A huge blast-door made of pure adamant on Naduesh, in the depths of one of the old hive cities. They didn't have the Equipment to blast through (used up 3 Melta-Canisters for their Melta-Gun). Behind it is probably nothing, or just a storage with rotten food.

I can confirm what Erathia and Commediant have said, the craziest red herrings that players go chasing after always spring from their own minds rather than that of the GM or writer. Anyway in the last adventure I ran some of their older enemies sent assassins to murder them at dinner, those assassins failed. Despite being on a fairly urgent mission they immediately started speculating as to how it fit in with the current adventure and promptly dropped almost everything so that they could go chase down the identity of the one who sent the assassins. Except here's the really goofy thing, they ignored the facts they uncovered revealing the assassins had posessed multi-tools and had been working as technomats on the ship for over a month. So then when the geller field malfunctioned because it's control cogitator had been sabotaged they were caught offguard so focused were they on determining where the knives were bought.

Some red herrings I've thought of using or have used:

NPC's killing/robing/beating up/bribing/charming/getting intimate with/running away from other NPC's, for no other reason than s*** happens.

Big Red Button on a Ork Cruizer's bridge which crashed landed on a Ice Moon.

Locked but empty security/stasis containers (the stasis containers themselves were rewards, but the PC's were like "blah" after wasting much effort unlocking them and discovering they were empty).

NPC ships raiding/destroying/colonizing/resupplying/passing through an area/world/space station (had PC's chance down an NPC ship just because it passed through an area they were starting a colony at).

NPC's asking favors/missions/dates to the PC's only to be killed later by an "accident."

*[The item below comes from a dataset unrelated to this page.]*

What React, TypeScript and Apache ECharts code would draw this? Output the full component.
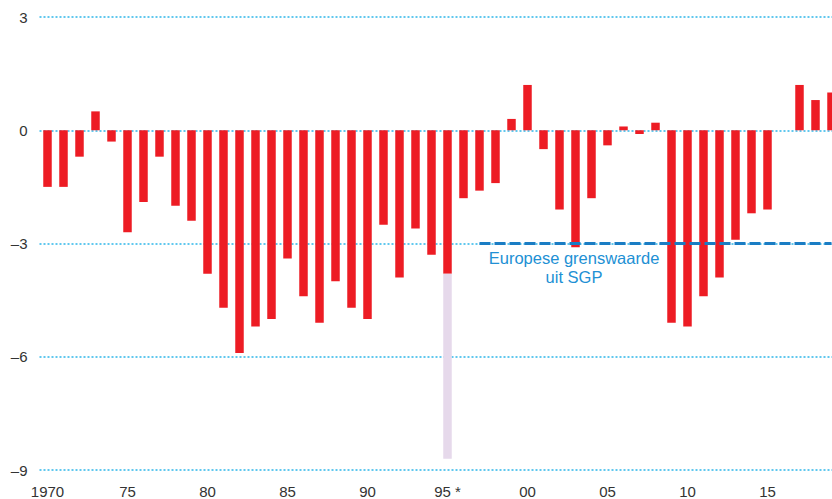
import React, { useEffect, useRef } from "react";
import * as echarts from "echarts";

const years = [
  "1970", "1971", "1972", "1973", "1974", "1975", "1976", "1977", "1978", "1979",
  "1980", "1981", "1982", "1983", "1984", "1985", "1986", "1987", "1988", "1989",
  "1990", "1991", "1992", "1993", "1994", "1995", "1996", "1997", "1998", "1999",
  "2000", "2001", "2002", "2003", "2004", "2005", "2006", "2007", "2008", "2009",
  "2010", "2011", "2012", "2013", "2014", "2015", "2016", "2017", "2018", "2019",
];

// Begrotingssaldo (% bbp)
const saldo = [
  -1.5, -1.5, -0.7, 0.5, -0.3, -2.7, -1.9, -0.7, -2.0, -2.4,
  -3.8, -4.7, -5.9, -5.2, -5.0, -3.4, -4.4, -5.1, -4.0, -4.7,
  -5.0, -2.5, -3.9, -2.6, -3.3, -3.8, -1.8, -1.6, -1.4, 0.3,
  1.2, -0.5, -2.1, -3.1, -1.8, -0.4, 0.1, -0.1, 0.2, -5.1,
  -5.2, -4.4, -3.9, -2.9, -2.2, -2.1, 0, 1.2, 0.8, 1.0,
];

// Extra (incidenteel) tekort in 1995
const extra: (number | null)[] = years.map((y) => (y === "1995" ? -4.9 : null));

const tickLabels: Record<string, string> = {
  "1970": "1970", "1975": "75", "1980": "80", "1985": "85", "1990": "90",
  "1995": "95 *", "2000": "00", "2005": "05", "2010": "10", "2015": "15",
};

const yLabels: Record<string, string> = {
  "3": "3", "0": "0", "-3": "\u20133", "-6": "\u20136", "-9": "\u20139",
};

const limitStart = "1997";
const limitEnd = "2019";
const limitValue = -3;

export default function App() {
  const ref = useRef<HTMLDivElement>(null);
  useEffect(() => {
    if (!ref.current) return;
    const chart = echarts.init(ref.current, undefined, { renderer: "svg" });
    const font = "'Liberation Sans', Arial, sans-serif";
    chart.setOption({
      animation: false,
      textStyle: { fontFamily: font },
      grid: { left: 39.5, right: 10.5, top: 17, height: 453 },
      xAxis: {
        type: "category",
        data: years,
        axisLine: { show: false },
        axisTick: { show: false },
        axisLabel: {
          interval: 4,
          margin: 14,
          fontSize: 15,
          color: "#333",
          fontFamily: font,
          formatter: (v: string) => tickLabels[v] ?? "",
        },
        splitLine: { show: false },
      },
      yAxis: {
        type: "value",
        min: -9,
        max: 3,
        interval: 3,
        axisLine: { show: false },
        axisTick: { show: false },
        axisLabel: {
          margin: 12,
          fontSize: 15,
          color: "#333",
          fontFamily: font,
          formatter: (v: number) => yLabels[String(v)] ?? String(v),
        },
        splitLine: {
          show: true,
          lineStyle: { color: "#2cb6e9", width: 1.5, type: [2, 2] },
        },
      },
      series: [
        {
          type: "bar",
          stack: "s",
          data: saldo,
          barWidth: 8.5,
          itemStyle: { color: "#ed1c24" },
          markLine: {
            silent: true,
            symbol: "none",
            label: { show: false },
            lineStyle: { color: "#1a7dc4", width: 3, type: [11, 4] },
            data: [[{ coord: [limitStart, limitValue] }, { coord: [limitEnd, limitValue] }]],
          },
        },
        {
          type: "bar",
          stack: "s",
          data: extra,
          barWidth: 8.5,
          itemStyle: { color: "#e6d9eb" },
        },
      ],
      graphic: [
        {
          type: "text",
          x: 574,
          y: 248,
          style: {
            text: "Europese grenswaarde\nuit SGP",
            fill: "#2190d4",
            font: `16.5px ${font}`,
            textAlign: "center",
            textVerticalAlign: "top",
            lineHeight: 19,
          },
        },
      ],
    });
    return () => chart.dispose();
  }, []);
  return (
    <div
      style={{
        position: "fixed",
        left: 0,
        top: 0,
        width: 832,
        height: 499,
        overflow: "hidden",
        background: "#fff",
      }}
    >
      <div ref={ref} style={{ width: 850, height: 499 }} />
    </div>
  );
}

Note: When I say random, it's only because I've randomly made "it" prior to the game, gave "it" a brief description off the top of my head, and jotted it down to introduce later on a note card/book/sticky note/etc. Sometimes I'm sneaky about it, and just hand the note card/sticky note to the PC who noticed it happening. What they do with the information matters not after that (well, to me anyways, the other players are usually like "psst.. what did he tell you?").

Edited by Nameless2all

If you ever really just want to mess with your players just start having them make opposed willpower rolls or scrutiny checks in a totally normal situation land say..."Everything appears to be fine..."

That's what Paranoia's for, really. "You think you smell gas. It's probably nothing though."

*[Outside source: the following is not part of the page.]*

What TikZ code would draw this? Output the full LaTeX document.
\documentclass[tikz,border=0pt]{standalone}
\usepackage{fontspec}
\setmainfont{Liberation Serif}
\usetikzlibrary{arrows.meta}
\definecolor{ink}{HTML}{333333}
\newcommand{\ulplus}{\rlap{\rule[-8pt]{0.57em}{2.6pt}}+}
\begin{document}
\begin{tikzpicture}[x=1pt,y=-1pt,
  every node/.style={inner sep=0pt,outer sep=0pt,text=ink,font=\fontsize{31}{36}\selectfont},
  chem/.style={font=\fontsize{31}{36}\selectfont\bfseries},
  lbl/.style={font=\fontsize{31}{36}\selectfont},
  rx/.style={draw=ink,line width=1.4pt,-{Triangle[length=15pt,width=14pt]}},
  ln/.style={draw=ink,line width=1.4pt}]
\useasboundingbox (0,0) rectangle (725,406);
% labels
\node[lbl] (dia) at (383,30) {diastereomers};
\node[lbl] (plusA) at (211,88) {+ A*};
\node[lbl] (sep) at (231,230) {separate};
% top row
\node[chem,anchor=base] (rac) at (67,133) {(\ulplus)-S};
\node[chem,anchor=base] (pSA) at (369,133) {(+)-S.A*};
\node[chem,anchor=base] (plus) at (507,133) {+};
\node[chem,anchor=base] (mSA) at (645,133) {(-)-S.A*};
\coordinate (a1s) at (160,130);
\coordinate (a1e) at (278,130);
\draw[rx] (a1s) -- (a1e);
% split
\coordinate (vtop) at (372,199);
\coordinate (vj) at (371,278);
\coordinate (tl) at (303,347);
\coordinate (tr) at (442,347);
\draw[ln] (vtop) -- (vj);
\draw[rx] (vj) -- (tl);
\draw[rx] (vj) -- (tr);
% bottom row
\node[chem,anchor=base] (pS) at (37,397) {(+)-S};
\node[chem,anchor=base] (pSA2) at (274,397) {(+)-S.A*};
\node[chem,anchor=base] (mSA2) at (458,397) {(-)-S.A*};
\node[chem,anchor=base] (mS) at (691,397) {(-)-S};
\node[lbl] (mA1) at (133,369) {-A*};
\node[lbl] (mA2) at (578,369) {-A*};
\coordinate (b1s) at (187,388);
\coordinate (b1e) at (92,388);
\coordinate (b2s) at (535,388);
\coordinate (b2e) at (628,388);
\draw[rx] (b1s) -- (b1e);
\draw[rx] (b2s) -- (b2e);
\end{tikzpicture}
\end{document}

Not just for Paranoia. A vital part of a GM's job is to observe the players and see where they are able to glean meta-information and where it is influencing their behaviour. If I run a pre-gen mission and have to look up sth in the book, my players automatically know that they are on track, that the NPC they are dealing with is one from the official publication, etc.

GMs need to put up some work to break their player's ability to predict.

Alex

I'm only running the intro section of my campaign at the mo but what ive done is write down key bits of info that certain characters already know or could find out and am using wiki entries and PDFs on my phone for other info as required. Between this and making stuff up on the fly from my vast 40k knowledge i keep my players on their toes as to what they should pay attention to.
I also like to fill my game worlds with lots of details that, if investigated, might or might not turn out to be useful. At the moment my players have 2 or 3 leads as to a prospective Endeavour they could undertake, but i'm keeping it fluid as to which NPCs will discuss which Endeavours so i can reward the group for good RP.

That's too complicated! There should just be a bulletin board near the airlocks on each station that is covered in Opportunities people have posted.

I jest of course...

That's too complicated! There should just be a bulletin board near the airlocks on each station that is covered in Opportunities people have posted.

I jest of course...

My Rogue Trader looks for those enough that I actually included one in some backwoods wayfarer station once.

That's too complicated! There should just be a bulletin board near the airlocks on each station that is covered in Opportunities people have posted.

I jest of course...

My Rogue Trader looks for those enough that I actually included one in some backwoods wayfarer station once.

That is AWESOME!!! Did it have a giant golden exclamation point?